==== Recorded data
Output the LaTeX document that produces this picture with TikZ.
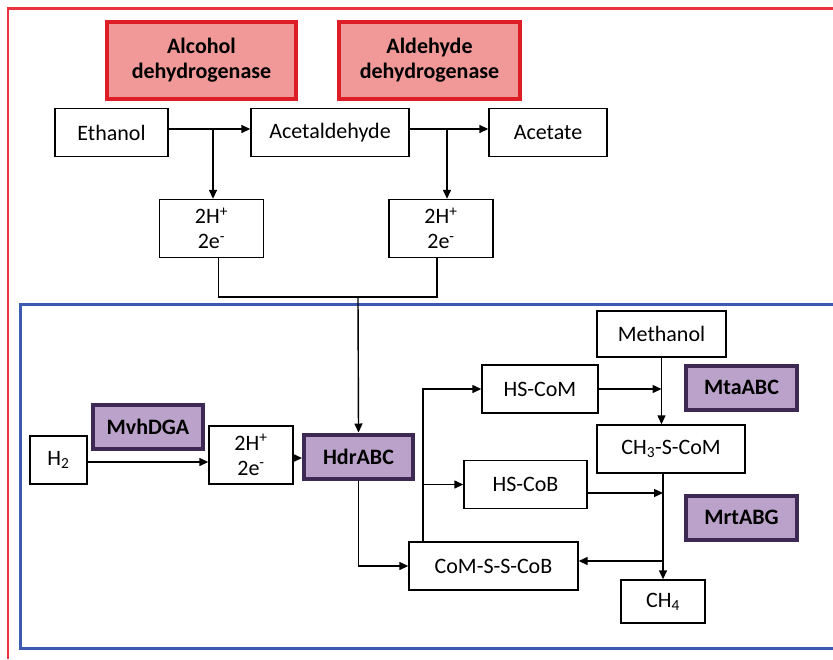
\documentclass[tikz,border=0pt]{standalone}
\usepackage{fontspec}
\setmainfont{Carlito}
\usetikzlibrary{arrows.meta, positioning, calc}
\definecolor{enzred}{RGB}{241,153,153}
\definecolor{enzredline}{RGB}{222,30,38}
\definecolor{enzpurple}{RGB}{186,162,202}
\definecolor{enzpurpleline}{RGB}{62,40,84}
\definecolor{framered}{RGB}{232,52,60}
\definecolor{frameblue}{RGB}{62,90,176}

\begin{document}
\begin{tikzpicture}[x=1pt, y=-1pt,
  chem/.style={draw, line width=1.4pt, fill=white, align=center, inner sep=0pt, minimum height=48pt, minimum width=#1, font=\fontsize{22}{25}\selectfont},
  redenz/.style={draw=enzredline, fill=enzred, line width=4pt, align=center, inner sep=0pt, minimum height=77pt, minimum width=#1, font=\fontsize{22}{25}\selectfont\bfseries},
  purpenz/.style={draw=enzpurpleline, fill=enzpurple, line width=4pt, align=center, inner sep=0pt, minimum height=44pt, minimum width=#1, font=\fontsize{22}{25}\selectfont\bfseries},
  arr/.style={-{Triangle[length=9pt,width=8pt]}, line width=1.4pt},
]
  \useasboundingbox (0,0) rectangle (833,659);
  % frames
  \draw[framered, line width=2.5pt] (833,8.5) -- (8,8.5) -- (8,659);
  \draw[frameblue, line width=3pt] (833,304.5) -- (20,304.5) -- (20,648) -- (833,648);

  % ethanol oxidation
  \node[redenz=189pt] (adh) at (201.5,60.5) {Alcohol\\dehydrogenase};
  \node[redenz=181pt] (aldh) at (429.5,60.5) {Aldehyde\\dehydrogenase};
  \node[chem=113pt] (ethanol) at (111.5,132.5) {Ethanol};
  \node[chem=158pt] (acetald) at (330,132.5) {Acetaldehyde};
  \node[chem=118pt] (acetate) at (548,132.5) {Acetate};
  \node[chem=104pt, minimum height=58pt] (etop) at (211.5,228.5) {2H\textsuperscript{+}\\2e\textsuperscript{-}};
  \node[chem=104pt, minimum height=58pt] (etopr) at (441,228.5) {2H\textsuperscript{+}\\2e\textsuperscript{-}};

  \draw[arr] ([yshift=3.5pt]ethanol.east) coordinate (o1) -- (o1 -| acetald.west);
  \draw[arr] ([yshift=3.5pt]acetald.east) coordinate (o2) -- (o2 -| acetate.west);
  \draw[arr] (o1 -| etop.north) ++(1.5,0) -- ([xshift=1.5pt]etop.north);
  \draw[arr] (o2 -| etopr.north) ++(6,0) -- ([xshift=6pt]etopr.north);

  \coordinate (join) at (358,297);
  \draw[line width=1.4pt] ([xshift=7pt]etop.south) |- (join) -| ([xshift=-4pt]etopr.south);

  % methanogenesis
  \node[chem=57pt] (h2) at (58.5,460) {H\textsubscript{2}};
  \node[purpenz=110pt] (mvh) at (148,427) {MvhDGA};
  \node[chem=84pt, minimum height=58pt] (elow) at (251,455) {2H\textsuperscript{+}\\2e\textsuperscript{-}};
  \node[purpenz=109pt] (hdr) at (358.5,456.5) {HdrABC};
  \node[chem=129pt, minimum height=46pt] (methanol) at (661.5,334) {Methanol};
  \node[chem=116pt] (hscom) at (540,389) {HS-CoM};
  \node[purpenz=111pt] (mta) at (741.5,387.5) {MtaABC};
  \node[chem=148pt] (ch3) at (671,449) {CH\textsubscript{3}-S-CoM};
  \node[chem=123pt] (hscob) at (525.5,484.5) {HS-CoB};
  \node[purpenz=111pt] (mrt) at (741.5,517.5) {MrtABG};
  \node[chem=169pt] (comss) at (493.5,566) {CoM-S-S-CoB};
  \node[chem=84pt, minimum height=43pt] (ch4) at (663,601.5) {CH\textsubscript{4}};

  \draw[arr] (join) -- (hdr.north);
  \draw[arr] ([yshift=-2pt]h2.east) coordinate (o3) -- (o3 -| elow.west);
  \draw[arr] ([yshift=-3pt]elow.east) coordinate (o4) -- (o4 -| hdr.west);
  \draw[arr] (hdr.south) |- (comss.west);
  \coordinate (up) at ([xshift=-70.5pt]comss.north);
  \draw[arr] (up) |- (hscom.west);
  \draw[arr] (up |- hscob.west) -- (hscob.west);
  \draw[arr] (methanol.south) -- (methanol.south |- ch3.north);
  \draw[arr] (hscom.east) -- (hscom.east -| methanol.south);
  \draw[arr] (ch3.south -| ch4.north) -- (ch4.north);
  \draw[arr] ([yshift=-8.5pt]hscob.east) coordinate (o5) -- (o5 -| ch4.north);
  \draw[arr] ([yshift=5pt]comss.east) coordinate (o6) (o6 -| ch4.north) -- (o6);
\end{tikzpicture}
\end{document}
========
▶ _Problem to solve_: Transcribe all the data word for word; the images stay out.

▶ _Completed exercise_:
Output the LaTeX document that produces this picture with TikZ.
\documentclass[tikz,border=0pt]{standalone}
\usepackage{fontspec}
\setmainfont{Carlito}
\usetikzlibrary{arrows.meta, positioning, calc}
\definecolor{enzred}{RGB}{241,153,153}
\definecolor{enzredline}{RGB}{222,30,38}
\definecolor{enzpurple}{RGB}{186,162,202}
\definecolor{enzpurpleline}{RGB}{62,40,84}
\definecolor{framered}{RGB}{232,52,60}
\definecolor{frameblue}{RGB}{62,90,176}

\begin{document}
\begin{tikzpicture}[x=1pt, y=-1pt,
  chem/.style={draw, line width=1.4pt, fill=white, align=center, inner sep=0pt, minimum height=48pt, minimum width=#1, font=\fontsize{22}{25}\selectfont},
  redenz/.style={draw=enzredline, fill=enzred, line width=4pt, align=center, inner sep=0pt, minimum height=77pt, minimum width=#1, font=\fontsize{22}{25}\selectfont\bfseries},
  purpenz/.style={draw=enzpurpleline, fill=enzpurple, line width=4pt, align=center, inner sep=0pt, minimum height=44pt, minimum width=#1, font=\fontsize{22}{25}\selectfont\bfseries},
  arr/.style={-{Triangle[length=9pt,width=8pt]}, line width=1.4pt},
]
  \useasboundingbox (0,0) rectangle (833,659);
  % frames
  \draw[framered, line width=2.5pt] (833,8.5) -- (8,8.5) -- (8,659);
  \draw[frameblue, line width=3pt] (833,304.5) -- (20,304.5) -- (20,648) -- (833,648);

  % ethanol oxidation
  \node[redenz=189pt] (adh) at (201.5,60.5) {Alcohol\\dehydrogenase};
  \node[redenz=181pt] (aldh) at (429.5,60.5) {Aldehyde\\dehydrogenase};
  \node[chem=113pt] (ethanol) at (111.5,132.5) {Ethanol};
  \node[chem=158pt] (acetald) at (330,132.5) {Acetaldehyde};
  \node[chem=118pt] (acetate) at (548,132.5) {Acetate};
  \node[chem=104pt, minimum height=58pt] (etop) at (211.5,228.5) {2H\textsuperscript{+}\\2e\textsuperscript{-}};
  \node[chem=104pt, minimum height=58pt] (etopr) at (441,228.5) {2H\textsuperscript{+}\\2e\textsuperscript{-}};

  \draw[arr] ([yshift=3.5pt]ethanol.east) coordinate (o1) -- (o1 -| acetald.west);
  \draw[arr] ([yshift=3.5pt]acetald.east) coordinate (o2) -- (o2 -| acetate.west);
  \draw[arr] (o1 -| etop.north) ++(1.5,0) -- ([xshift=1.5pt]etop.north);
  \draw[arr] (o2 -| etopr.north) ++(6,0) -- ([xshift=6pt]etopr.north);

  \coordinate (join) at (358,297);
  \draw[line width=1.4pt] ([xshift=7pt]etop.south) |- (join) -| ([xshift=-4pt]etopr.south);

  % methanogenesis
  \node[chem=57pt] (h2) at (58.5,460) {H\textsubscript{2}};
  \node[purpenz=110pt] (mvh) at (148,427) {MvhDGA};
  \node[chem=84pt, minimum height=58pt] (elow) at (251,455) {2H\textsuperscript{+}\\2e\textsuperscript{-}};
  \node[purpenz=109pt] (hdr) at (358.5,456.5) {HdrABC};
  \node[chem=129pt, minimum height=46pt] (methanol) at (661.5,334) {Methanol};
  \node[chem=116pt] (hscom) at (540,389) {HS-CoM};
  \node[purpenz=111pt] (mta) at (741.5,387.5) {MtaABC};
  \node[chem=148pt] (ch3) at (671,449) {CH\textsubscript{3}-S-CoM};
  \node[chem=123pt] (hscob) at (525.5,484.5) {HS-CoB};
  \node[purpenz=111pt] (mrt) at (741.5,517.5) {MrtABG};
  \node[chem=169pt] (comss) at (493.5,566) {CoM-S-S-CoB};
  \node[chem=84pt, minimum height=43pt] (ch4) at (663,601.5) {CH\textsubscript{4}};

  \draw[arr] (join) -- (hdr.north);
  \draw[arr] ([yshift=-2pt]h2.east) coordinate (o3) -- (o3 -| elow.west);
  \draw[arr] ([yshift=-3pt]elow.east) coordinate (o4) -- (o4 -| hdr.west);
  \draw[arr] (hdr.south) |- (comss.west);
  \coordinate (up) at ([xshift=-70.5pt]comss.north);
  \draw[arr] (up) |- (hscom.west);
  \draw[arr] (up |- hscob.west) -- (hscob.west);
  \draw[arr] (methanol.south) -- (methanol.south |- ch3.north);
  \draw[arr] (hscom.east) -- (hscom.east -| methanol.south);
  \draw[arr] (ch3.south -| ch4.north) -- (ch4.north);
  \draw[arr] ([yshift=-8.5pt]hscob.east) coordinate (o5) -- (o5 -| ch4.north);
  \draw[arr] ([yshift=5pt]comss.east) coordinate (o6) (o6 -| ch4.north) -- (o6);
\end{tikzpicture}
\end{document}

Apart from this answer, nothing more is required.